Oxfam Partner Honored for Work to Protect the Environment
16 November 2005
Travel magazine recognizes Fr. Marco Arana’s mediation of mining crisis in Peru.
Condé Nast Traveler, a prominent international travel magazine, has cited Father Marco Arana as a finalist for its annual Environmental Award. He was named one of three runners-up in recognition of his important work to prevent mining exploration on Cerro Quilish, a mountain at the center of the watershed for the Peruvian city of Cajamarca.
Father Arana is the founder of Oxfam America’s partner organization in Cajamarca, the Group of Training and Intervention for Sustainable Development (GRUFIDES).
In the 2004, Cajamarca residents took to the streets to protest the proposed expansion of the Yanacocha gold mine to Cerro Quilish. They were confronting a powerful opponent: the Minera Yanacocha company, owned in part by the world’s largest gold mining company, Newmont Mining Corporation of Denver. The protesters objected to gold mining on Quilish on the grounds that it is a sacred place for the indigenous population as well as a source of irrigation and drinking water for nearby valleys and the city of Cajamarca.
Working through GRUFIDES, Father Arana supported a petition calling for Minera Yanacocha to halt explorations on the mountain, and helped broker negotiations between protesters and the company. Oxfam America has funded the work of GRUFIDES since 2003.
In recognition of his work, Father Arana won Peru’s most important national human rights prize in 2004. This year Condé Nast Traveler nominated Father Arana for its Environmental Award, citing his peaceful efforts to resolve the conflict. The winner of the prize was the Congolese conservationist Pierre Kakule Vwirasihikya.

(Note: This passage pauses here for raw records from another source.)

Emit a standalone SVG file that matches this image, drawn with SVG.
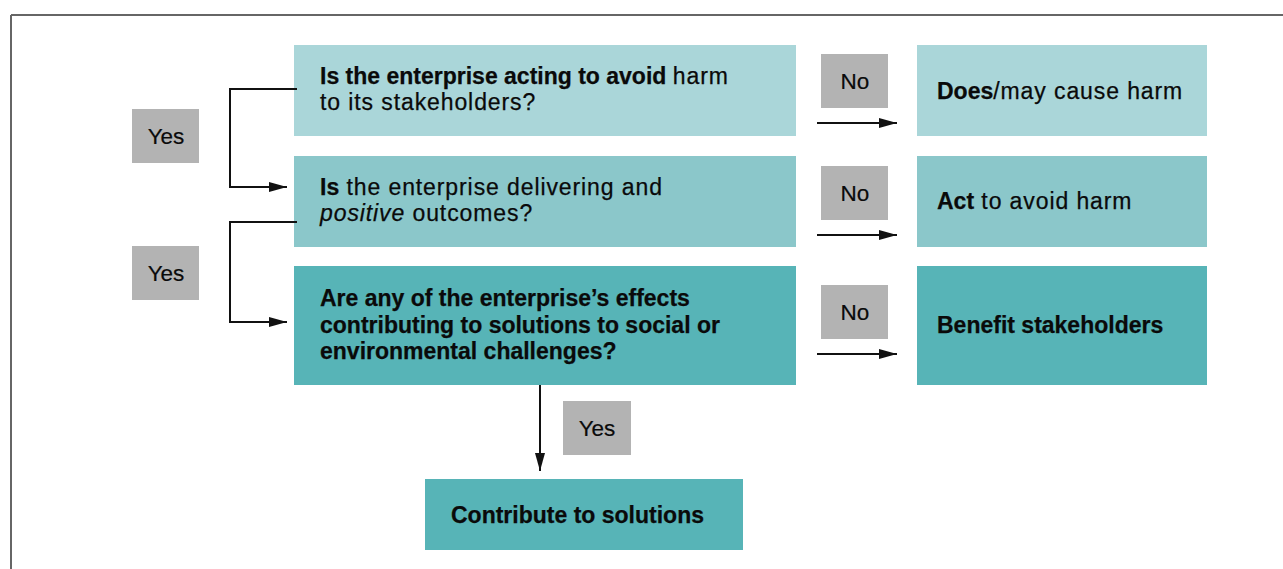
<svg xmlns="http://www.w3.org/2000/svg" width="1283" height="569" viewBox="0 0 1283 569">
  <style>
    .t { font-family: "Liberation Sans", Arial, Helvetica, sans-serif; font-size: 23px; fill: #0a0a0a; stroke: #0a0a0a; stroke-width: 0.25; letter-spacing: 0.9px; }
    .b { font-weight: bold; letter-spacing: 0; }
    .i { font-style: italic; }
    .lbl { font-family: "Liberation Sans", Arial, Helvetica, sans-serif; font-size: 22.5px; fill: #0a0a0a; stroke: #0a0a0a; stroke-width: 0.2; text-anchor: middle; }
    .c1 { fill: #aad6d9; }
    .c2 { fill: #8bc7ca; }
    .c3 { fill: #57b4b7; }
    .tag { fill: #b3b3b3; }
    .wire { fill: none; stroke: #111; stroke-width: 2; }
  </style>
  <defs>
    <marker id="arrow" viewBox="0 0 18 10" refX="18" refY="5" markerWidth="18" markerHeight="10" markerUnits="userSpaceOnUse" orient="auto">
      <path d="M0,0 L18,5 L0,10 Z" fill="#111"/>
    </marker>
  </defs>

  <rect width="1283" height="569" fill="#fff"/>

  <!-- page frame -->
  <g id="frame">
    <line x1="11" y1="15" x2="1283" y2="15" stroke="#333" stroke-width="1.5"/>
    <line x1="11" y1="15" x2="11" y2="569" stroke="#666" stroke-width="2"/>
  </g>

  <!-- question 1 -->
  <g id="q1">
    <rect class="c1" x="294" y="45" width="502" height="91"/>
    <text class="t" x="320" y="84"><tspan class="b">Is the enterprise acting to avoid </tspan>harm</text>
    <text class="t" x="320" y="110">to its stakeholders?</text>
  </g>

  <!-- question 2 -->
  <g id="q2">
    <rect class="c2" x="294" y="156" width="502" height="91"/>
    <text class="t" x="320" y="195"><tspan class="b">Is</tspan> the enterprise delivering and</text>
    <text class="t" x="320" y="221"><tspan class="i">positive</tspan> outcomes?</text>
  </g>

  <!-- question 3 -->
  <g id="q3">
    <rect class="c3" x="294" y="266" width="502" height="119"/>
    <text class="t b" x="320" y="306">Are any of the enterprise’s effects</text>
    <text class="t b" x="320" y="333">contributing to solutions to social or</text>
    <text class="t b" x="320" y="359">environmental challenges?</text>
  </g>

  <!-- outcomes -->
  <g id="r1">
    <rect class="c1" x="917" y="45" width="290" height="91"/>
    <text class="t" x="937" y="99"><tspan class="b">Does</tspan>/may cause harm</text>
  </g>
  <g id="r2">
    <rect class="c2" x="917" y="156" width="290" height="91"/>
    <text class="t" x="937" y="209"><tspan class="b">Act</tspan> to avoid harm</text>
  </g>
  <g id="r3">
    <rect class="c3" x="917" y="266" width="290" height="119"/>
    <text class="t b" x="937" y="333">Benefit stakeholders</text>
  </g>
  <g id="r4">
    <rect class="c3" x="425" y="479" width="318" height="71"/>
    <text class="t b" x="451" y="523">Contribute to solutions</text>
  </g>

  <!-- answer tags -->
  <g id="yes1">
    <rect class="tag" x="132" y="109" width="67" height="54"/>
    <text class="lbl" x="166" y="144">Yes</text>
  </g>
  <g id="yes2">
    <rect class="tag" x="132" y="246" width="67" height="54"/>
    <text class="lbl" x="166" y="281">Yes</text>
  </g>
  <g id="yes3">
    <rect class="tag" x="563" y="401" width="68" height="54"/>
    <text class="lbl" x="597" y="436">Yes</text>
  </g>
  <g id="no1">
    <rect class="tag" x="821" y="54" width="67" height="54"/>
    <text class="lbl" x="855" y="89">No</text>
  </g>
  <g id="no2">
    <rect class="tag" x="821" y="166" width="67" height="54"/>
    <text class="lbl" x="855" y="201">No</text>
  </g>
  <g id="no3">
    <rect class="tag" x="821" y="285" width="67" height="54"/>
    <text class="lbl" x="855" y="320">No</text>
  </g>

  <!-- connectors -->
  <g id="connectors">
    <path class="wire" d="M297,89 H230 V187 H287" marker-end="url(#arrow)"/>
    <path class="wire" d="M297,222 H230 V322 H287" marker-end="url(#arrow)"/>
    <line class="wire" x1="817" y1="123" x2="897" y2="123" marker-end="url(#arrow)"/>
    <line class="wire" x1="817" y1="235" x2="897" y2="235" marker-end="url(#arrow)"/>
    <line class="wire" x1="817" y1="354" x2="897" y2="354" marker-end="url(#arrow)"/>
    <line class="wire" x1="540" y1="385" x2="540" y2="471" marker-end="url(#arrow)"/>
  </g>
</svg>
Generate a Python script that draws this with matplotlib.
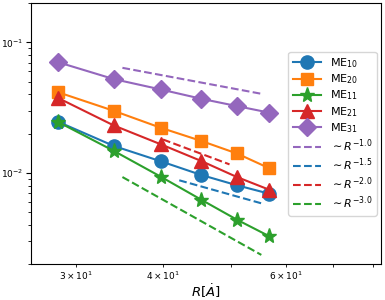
import numpy as np
import matplotlib
matplotlib.use("Agg")
import matplotlib.pyplot as plt

# distances R (Angstrom)
R = np.array([28.35, 34.02, 39.69, 45.36, 51.03, 56.70])

# matrix elements per state
me10 = [0.0246, 0.0161, 0.0123, 0.00966, 0.00805, 0.00695]
me20 = [0.0414, 0.0299, 0.0222, 0.0176, 0.0141, 0.0109]
me11 = [0.0245, 0.01476, 0.00938, 0.00625, 0.00439, 0.00329]
me21 = [0.0374, 0.0231, 0.0166, 0.01236, 0.00931, 0.00746]
me31 = [0.0703, 0.0523, 0.0436, 0.0370, 0.0325, 0.0290]

series = [
    ("ME$_{10}$", me10, "#1f77b4", "o"),
    ("ME$_{20}$", me20, "#ff7f0e", "s"),
    ("ME$_{11}$", me11, "#2ca02c", "*"),
    ("ME$_{21}$", me21, "#d62728", "^"),
    ("ME$_{31}$", me31, "#9467bd", "D"),
]

# power-law guides: exponent, R start, R end, value at start
guides = [
    (-1.0, 35.0, 55.3, 0.0638, "#9467bd"),
    (-1.5, 42.2, 55.3, 0.00879, "#1f77b4"),
    (-2.0, 40.0, 49.8, 0.01804, "#d62728"),
    (-3.0, 35.0, 55.3, 0.00931, "#2ca02c"),
]

fig = plt.figure(figsize=(3.85, 3.0), dpi=100)
ax = fig.add_axes([0.0805, 0.119, 0.909, 0.871])

msize = {"o": 9.5, "s": 9, "*": 11, "^": 9.5, "D": 9}
for label, vals, col, mk in series:
    ax.plot(R, vals, marker=mk, color=col, label=label, lw=1.5, ms=msize[mk])

for p, r0, r1, y0, col in guides:
    rr = np.array([r0, r1])
    ax.plot(rr, y0 * (rr / r0) ** p, "--", color=col, lw=1.5,
            label=r"$\sim R^{%.1f}$" % p)

ax.set_xscale("log")
ax.set_yscale("log")
ax.set_xlim(25.9, 82.0)
ax.set_ylim(0.002, 0.2)
ax.tick_params(axis="both", which="both", labelsize=6.5, pad=1.8)
ax.set_xlabel(r"$R[\dot{A}]$", fontsize=9.5)
ax.xaxis.set_label_coords(0.5, -0.068)

ax.legend(loc="center right", fontsize=8, labelspacing=0.22,
          handlelength=2.5, borderaxespad=0.4)

fig.savefig("out.png", dpi=100)
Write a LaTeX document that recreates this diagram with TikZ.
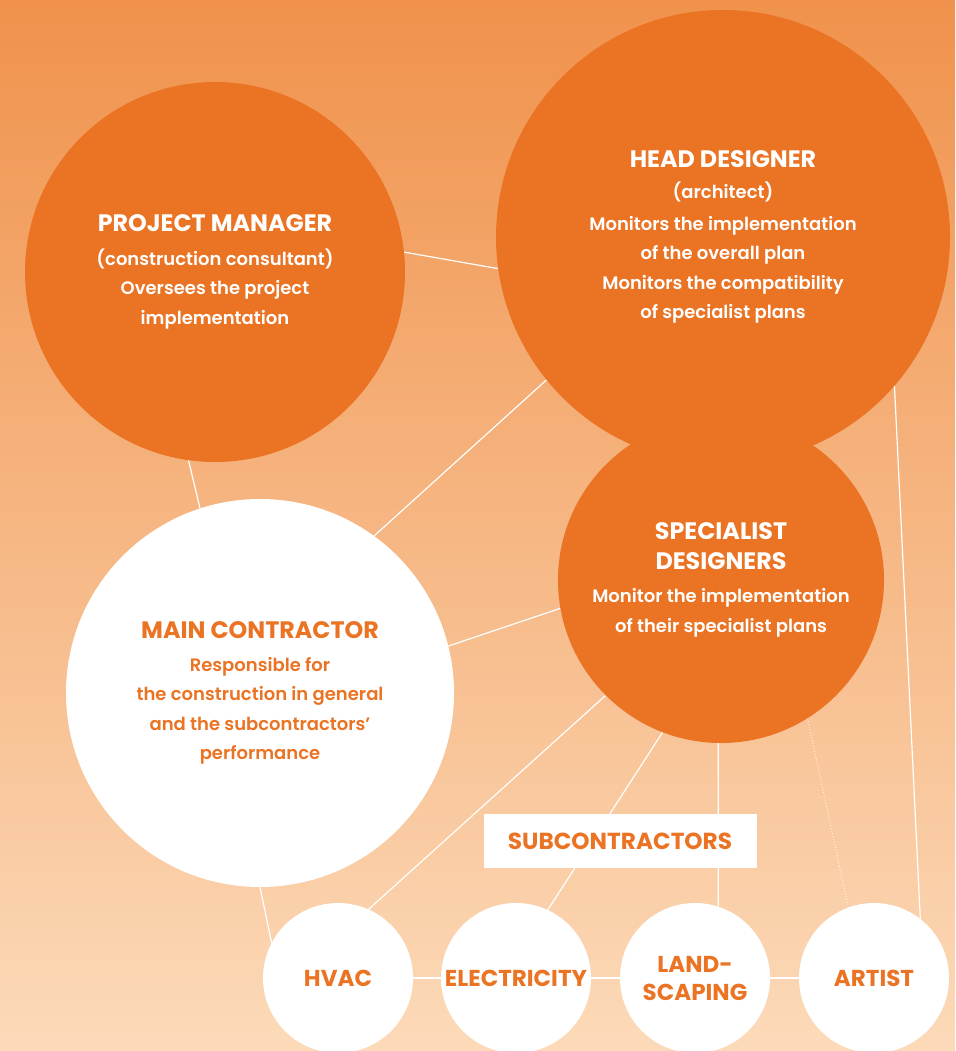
\documentclass[tikz,border=0pt]{standalone}
\usepackage{fontspec}
\setmainfont{Poppins}[UprightFont=* SemiBold, BoldFont=* Bold]
\usetikzlibrary{backgrounds}
\definecolor{cborange}{HTML}{EB7424}
\definecolor{cbtop}{HTML}{F0924C}
\definecolor{cbbottom}{HTML}{FCDAB9}
\newcommand{\headline}[1]{\textbf{\fontsize{23.8}{28}\selectfont #1}}

\begin{document}
\begin{tikzpicture}[
    x=1pt, y=-1pt,
    bubble/.style={circle, inner sep=0pt, align=center, font=\fontsize{18}{29.5}\selectfont},
    hub/.style={bubble, fill=cborange, text=white},
    member/.style={bubble, fill=white, text=cborange},
    trade/.style={member, minimum size=150pt, font=\bfseries\fontsize{23}{28}\selectfont},
    tag/.style={rectangle, fill=white, text=cborange, minimum width=273pt, minimum height=54pt, font=\bfseries\fontsize{23.2}{24}\selectfont},
    link/.style={draw=white, line width=1.2pt}
]

% Background gradient
\begin{scope}[on background layer]
  \shade[top color=cbtop, bottom color=cbbottom] (0,0) rectangle (955,1051);
\end{scope}
\clip (0,0) rectangle (955,1051);

% Design side
\node[hub, minimum size=380pt] (pm) at (215,272) {\headline{PROJECT MANAGER}\\[4pt]
  (construction consultant)\\ Oversees the project\\ implementation};
\node[hub, minimum size=454pt] (hd) at (723,237) {\headline{HEAD DESIGNER}\\[2pt]
  (architect)\\[2pt] Monitors the implementation\\ of the overall plan\\ Monitors the compatibility\\ of specialist plans};
\node[hub, minimum size=326pt] (sd) at (721,580) {\headline{SPECIALIST}\\ \headline{DESIGNERS}\\[4pt]
  Monitor the implementation\\ of their specialist plans};

% Construction side
\node[member, minimum size=388pt] (mc) at (260,693) {\headline{MAIN CONTRACTOR}\\[3pt]
  Responsible for\\ the construction in general\\ and the subcontractors'\\ performance};
\node[tag] (subs) at (620,841) {SUBCONTRACTORS};
\node[trade] (hvac) at (338,978) {HVAC};
\node[trade] (elec) at (516,978) {ELECTRICITY};
\node[trade] (land) at (695,978) {LAND-\\SCAPING};
\node[trade] (artist) at (874,978) {ARTIST};

% Links
\begin{scope}[on background layer]
  \draw[link] (pm.6) -- (hd.188);
  \draw[link] (pm.262) -- (mc.108);
  \draw[link] (hd.219) -- (mc.54);
  \draw[link] (sd.190) -- (mc.14);
  \draw[link] (hd.319) -- (artist.52);
  \draw[link, line width=0.8pt, dotted] (sd.302) -- (artist.110);
  \draw[link] (sd.225) -- (hvac.66);
  \draw[link] (sd.249) -- (elec.65);
  \draw[link] (sd.269) -- (land.72);
  \draw[link] (mc.270) -- (hvac.152);
  \draw[link] (hvac.east) -- (elec.west);
  \draw[link] (elec.east) -- (land.west);
  \draw[link] (land.east) -- (artist.west);
\end{scope}

\end{tikzpicture}
\end{document}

Cajamarca is one of the main tourist destinations in Peru. This is not the first time that it has been a scene of confrontation between local people and foreigners looking for gold. Spanish conquistadors captured the Inca king Atahualpa in Cajamarca in 1531, and held him for a ransom: an entire room full of gold. Although the Spaniards received the gold, Atahualpa was murdered by the conquerors. Five centuries later, Cajamarca is now the scene of the largest gold mine in Latin America, and one of the most profitable in the world.